[begin Stored data]
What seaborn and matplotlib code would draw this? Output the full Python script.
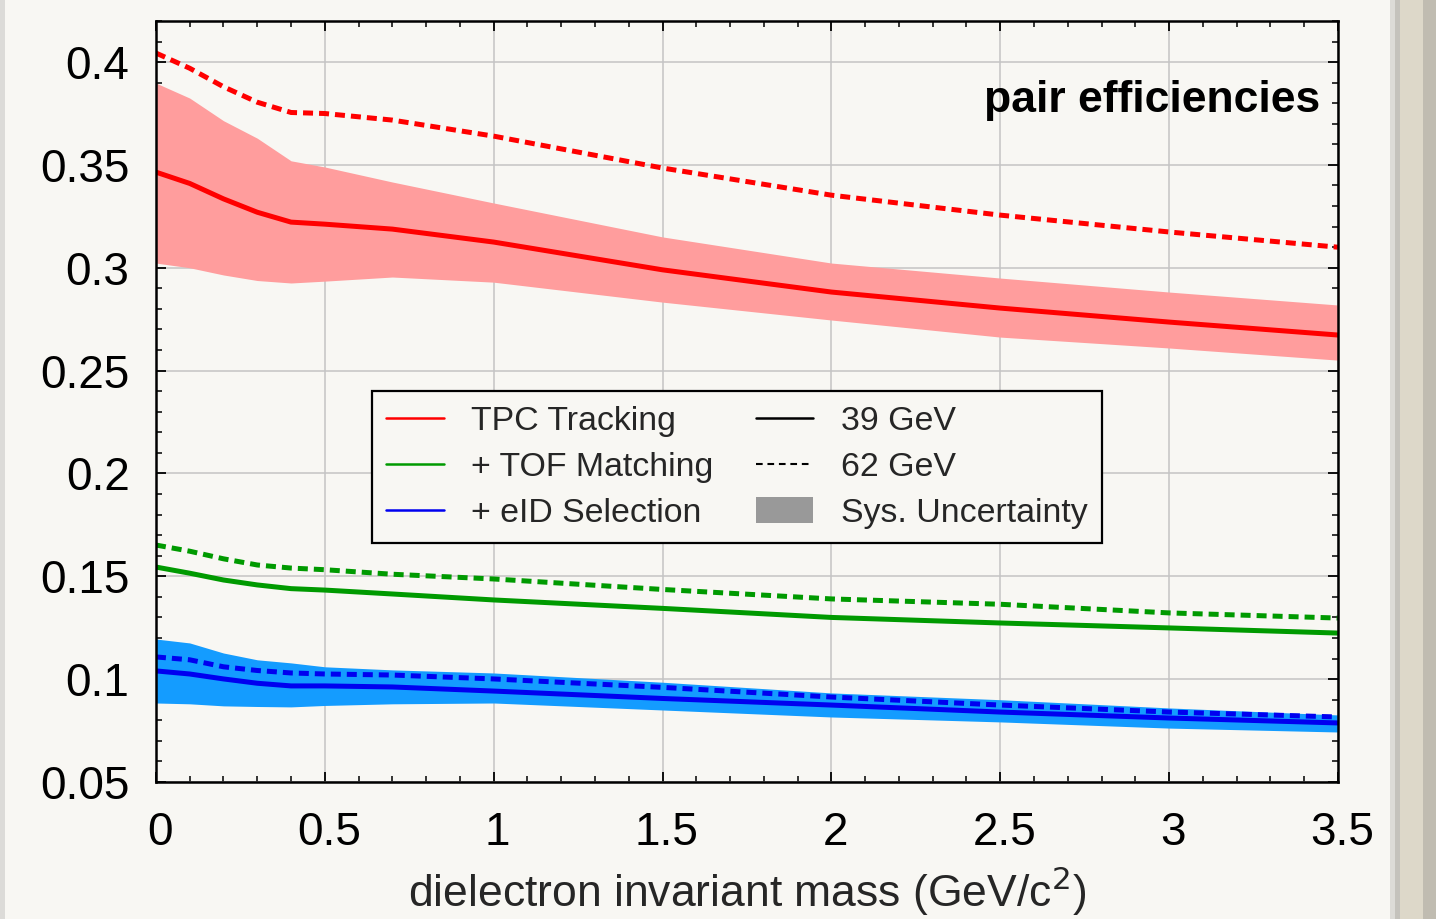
import matplotlib
matplotlib.use("Agg")
import matplotlib.pyplot as plt
import seaborn as sns
import numpy as np
import pandas as pd
from matplotlib.lines import Line2D
from matplotlib.patches import Patch, Rectangle
from matplotlib.ticker import MultipleLocator
from matplotlib.transforms import ScaledTranslation

# ---------------- data ----------------
mass = [0.0, 0.1, 0.2, 0.3, 0.4, 0.5, 0.7, 1.0, 1.5, 2.0, 2.5, 3.0, 3.5]

tpc_39 = [0.3465, 0.3410, 0.3335, 0.3270, 0.3222, 0.3212, 0.3188, 0.3125, 0.2990, 0.2882, 0.2804, 0.2736, 0.2673]
tpc_62 = [0.4044, 0.3970, 0.3880, 0.3805, 0.3755, 0.3750, 0.3718, 0.3640, 0.3485, 0.3353, 0.3256, 0.3174, 0.3100]
tpc_39_sys_hi = [0.3898, 0.3825, 0.3715, 0.3630, 0.3520, 0.3490, 0.3417, 0.3315, 0.3150, 0.3023, 0.2950, 0.2882, 0.2819]
tpc_39_sys_lo = [0.3023, 0.3000, 0.2965, 0.2938, 0.2926, 0.2935, 0.2955, 0.2930, 0.2833, 0.2746, 0.2663, 0.2610, 0.2551]

tof_39 = [0.1545, 0.1515, 0.1482, 0.1458, 0.1440, 0.1433, 0.1414, 0.1385, 0.1344, 0.1300, 0.1273, 0.1249, 0.1224]
tof_62 = [0.1652, 0.1622, 0.1585, 0.1555, 0.1540, 0.1532, 0.1510, 0.1487, 0.1436, 0.1390, 0.1364, 0.1322, 0.1297]

eid_39 = [0.1040, 0.1025, 0.1001, 0.0980, 0.0967, 0.0967, 0.0962, 0.0942, 0.0906, 0.0874, 0.0840, 0.0811, 0.0787]
eid_62 = [0.1108, 0.1094, 0.1060, 0.1042, 0.1030, 0.1025, 0.1020, 0.1001, 0.0960, 0.0913, 0.0874, 0.0840, 0.0816]
eid_39_sys_hi = [0.1195, 0.1176, 0.1127, 0.1094, 0.1079, 0.1060, 0.1045, 0.1030, 0.0985, 0.0933, 0.0900, 0.0860, 0.0826]
eid_39_sys_lo = [0.0884, 0.0880, 0.0870, 0.0867, 0.0865, 0.0872, 0.0880, 0.0884, 0.0850, 0.0816, 0.0792, 0.0762, 0.0743]

stages = ["TPC Tracking", "+ TOF Matching", "+ eID Selection"]
energies = ["39 GeV", "62 GeV"]
x_ticks = [0, 0.5, 1, 1.5, 2, 2.5, 3, 3.5]
x_tick_labels = ["0", "0.5", "1", "1.5", "2", "2.5", "3", "3.5"]
y_ticks = [0.05, 0.1, 0.15, 0.2, 0.25, 0.3, 0.35, 0.4]
y_tick_labels = ["0.05", "0.1", "0.15", "0.2", "0.25", "0.3", "0.35", "0.4"]

series = {
    ("TPC Tracking", "39 GeV"): tpc_39,
    ("TPC Tracking", "62 GeV"): tpc_62,
    ("+ TOF Matching", "39 GeV"): tof_39,
    ("+ TOF Matching", "62 GeV"): tof_62,
    ("+ eID Selection", "39 GeV"): eid_39,
    ("+ eID Selection", "62 GeV"): eid_62,
}
rows = []
for (st, en), vals in series.items():
    for m, v in zip(mass, vals):
        rows.append({"mass": m, "eff": v, "stage": st, "energy": en})
df = pd.DataFrame(rows)

# ---------------- style ----------------
BG = "#f8f7f3"
sns.set_style("ticks")
plt.rcParams["font.family"] = ["Liberation Sans", "DejaVu Sans"]
plt.rcParams["axes.linewidth"] = 1.8

colors = {"TPC Tracking": "#ff0000", "+ TOF Matching": "#009a00", "+ eID Selection": "#0000f0"}
band_colors = {"TPC Tracking": "#ff9d9d", "+ eID Selection": "#149cff"}

fig = plt.figure(figsize=(14.36, 9.19), dpi=100, facecolor=BG)
ax = fig.add_axes([0.1086, 0.1491, 0.8231, 0.8281])
ax.set_facecolor(BG)

# systematic bands
ax.fill_between(mass, tpc_39_sys_lo, tpc_39_sys_hi, color=band_colors["TPC Tracking"], lw=0, zorder=2)
ax.fill_between(mass, eid_39_sys_lo, eid_39_sys_hi, color=band_colors["+ eID Selection"], lw=0, zorder=2)

sns.lineplot(data=df, x="mass", y="eff", hue="stage", style="energy",
             palette=colors, hue_order=stages, style_order=energies,
             dashes={"39 GeV": "", "62 GeV": (2.0, 1.2)},
             estimator=None, errorbar=None, legend=False, lw=3.6, ax=ax, zorder=3)

ax.set_xlim(0, 3.5)
ax.set_ylim(0.05, 0.42)
ax.set_xticks(x_ticks)
ax.set_xticklabels(x_tick_labels)
ax.set_yticks(y_ticks)
ax.set_yticklabels(y_tick_labels)
ax.xaxis.set_minor_locator(MultipleLocator(0.1))
ax.yaxis.set_minor_locator(MultipleLocator(0.01))
ax.tick_params(which="both", direction="in", top=True, right=True, colors="black")
ax.tick_params(which="major", length=7.5, width=1.3)
ax.tick_params(which="minor", length=4, width=1.1)
ax.tick_params(axis="x", which="major", labelsize=33, pad=21)
ax.tick_params(axis="y", which="major", labelsize=33, pad=19)
# reference x tick labels sit slightly right of their ticks
for lab in ax.get_xticklabels():
    lab.set_transform(lab.get_transform() + ScaledTranslation(4 / 100, 0, fig.dpi_scale_trans))
ax.grid(True, which="major", color="#c4c4c4", lw=1.1)
ax.set_axisbelow(True)
for s in ax.spines.values():
    s.set_color("black")
    s.set_linewidth(1.8)
    s.set_zorder(5)

ax.set_xlabel("dielectron invariant mass (GeV/c$^{2}$)", fontsize=32, labelpad=7)
ax.set_ylabel("")

ax.text(0.9848, 0.880, "pair efficiencies", transform=ax.transAxes, ha="right",
        va="baseline", fontsize=32, fontweight="bold", color="black", zorder=6)

# legend
handles = [
    Line2D([], [], color=colors["TPC Tracking"], lw=1.8),
    Line2D([], [], color=colors["+ TOF Matching"], lw=1.8),
    Line2D([], [], color=colors["+ eID Selection"], lw=1.8),
    Line2D([], [], color="black", lw=1.8),
    Line2D([], [], color="black", lw=1.5, linestyle=(0, (3.2, 2.3))),
    Patch(facecolor="#999999", edgecolor="none"),
]
labels = stages + energies + ["Sys. Uncertainty"]
leg = ax.legend(handles, labels, ncol=2, loc="upper center",
                bbox_to_anchor=(0.4915, 0.5138), fontsize=24.4, frameon=True,
                fancybox=False, edgecolor="black", facecolor=BG, framealpha=1,
                borderpad=0.42, labelspacing=0.42, handlelength=1.7,
                handletextpad=0.8, columnspacing=1.25, handleheight=0.8,
                borderaxespad=0)
leg.get_frame().set_linewidth(1.6)
leg.set_zorder(7)

# window-like border decorations
fig.patches.append(Rectangle((1390 / 1436, 0), 5 / 1436, 1, transform=fig.transFigure,
                             facecolor="#dcdbd7", edgecolor="none", zorder=0))
fig.patches.append(Rectangle((1395 / 1436, 0), 5 / 1436, 1, transform=fig.transFigure,
                             facecolor="#c4c2bc", edgecolor="none", zorder=0))
fig.patches.append(Rectangle((1400 / 1436, 0), 23 / 1436, 1, transform=fig.transFigure,
                             facecolor="#ddd8c9", edgecolor="none", zorder=0))
fig.patches.append(Rectangle((1423 / 1436, 0), 13 / 1436, 1, transform=fig.transFigure,
                             facecolor="#c0bcb1", edgecolor="none", zorder=0))
fig.patches.append(Rectangle((0, 0), 5 / 1436, 1, transform=fig.transFigure,
                             facecolor="#dcdbd8", edgecolor="none", zorder=0))

fig.savefig("out.png", dpi=100, facecolor=BG)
[end Stored data]
Leave out the pictures and repeat exactly the lines from the start of the material through the line that contains "0.1364, 0.1322, 0.1297]", both included.

Exercise result:
What seaborn and matplotlib code would draw this? Output the full Python script.
import matplotlib
matplotlib.use("Agg")
import matplotlib.pyplot as plt
import seaborn as sns
import numpy as np
import pandas as pd
from matplotlib.lines import Line2D
from matplotlib.patches import Patch, Rectangle
from matplotlib.ticker import MultipleLocator
from matplotlib.transforms import ScaledTranslation

# ---------------- data ----------------
mass = [0.0, 0.1, 0.2, 0.3, 0.4, 0.5, 0.7, 1.0, 1.5, 2.0, 2.5, 3.0, 3.5]

tpc_39 = [0.3465, 0.3410, 0.3335, 0.3270, 0.3222, 0.3212, 0.3188, 0.3125, 0.2990, 0.2882, 0.2804, 0.2736, 0.2673]
tpc_62 = [0.4044, 0.3970, 0.3880, 0.3805, 0.3755, 0.3750, 0.3718, 0.3640, 0.3485, 0.3353, 0.3256, 0.3174, 0.3100]
tpc_39_sys_hi = [0.3898, 0.3825, 0.3715, 0.3630, 0.3520, 0.3490, 0.3417, 0.3315, 0.3150, 0.3023, 0.2950, 0.2882, 0.2819]
tpc_39_sys_lo = [0.3023, 0.3000, 0.2965, 0.2938, 0.2926, 0.2935, 0.2955, 0.2930, 0.2833, 0.2746, 0.2663, 0.2610, 0.2551]

tof_39 = [0.1545, 0.1515, 0.1482, 0.1458, 0.1440, 0.1433, 0.1414, 0.1385, 0.1344, 0.1300, 0.1273, 0.1249, 0.1224]
tof_62 = [0.1652, 0.1622, 0.1585, 0.1555, 0.1540, 0.1532, 0.1510, 0.1487, 0.1436, 0.1390, 0.1364, 0.1322, 0.1297]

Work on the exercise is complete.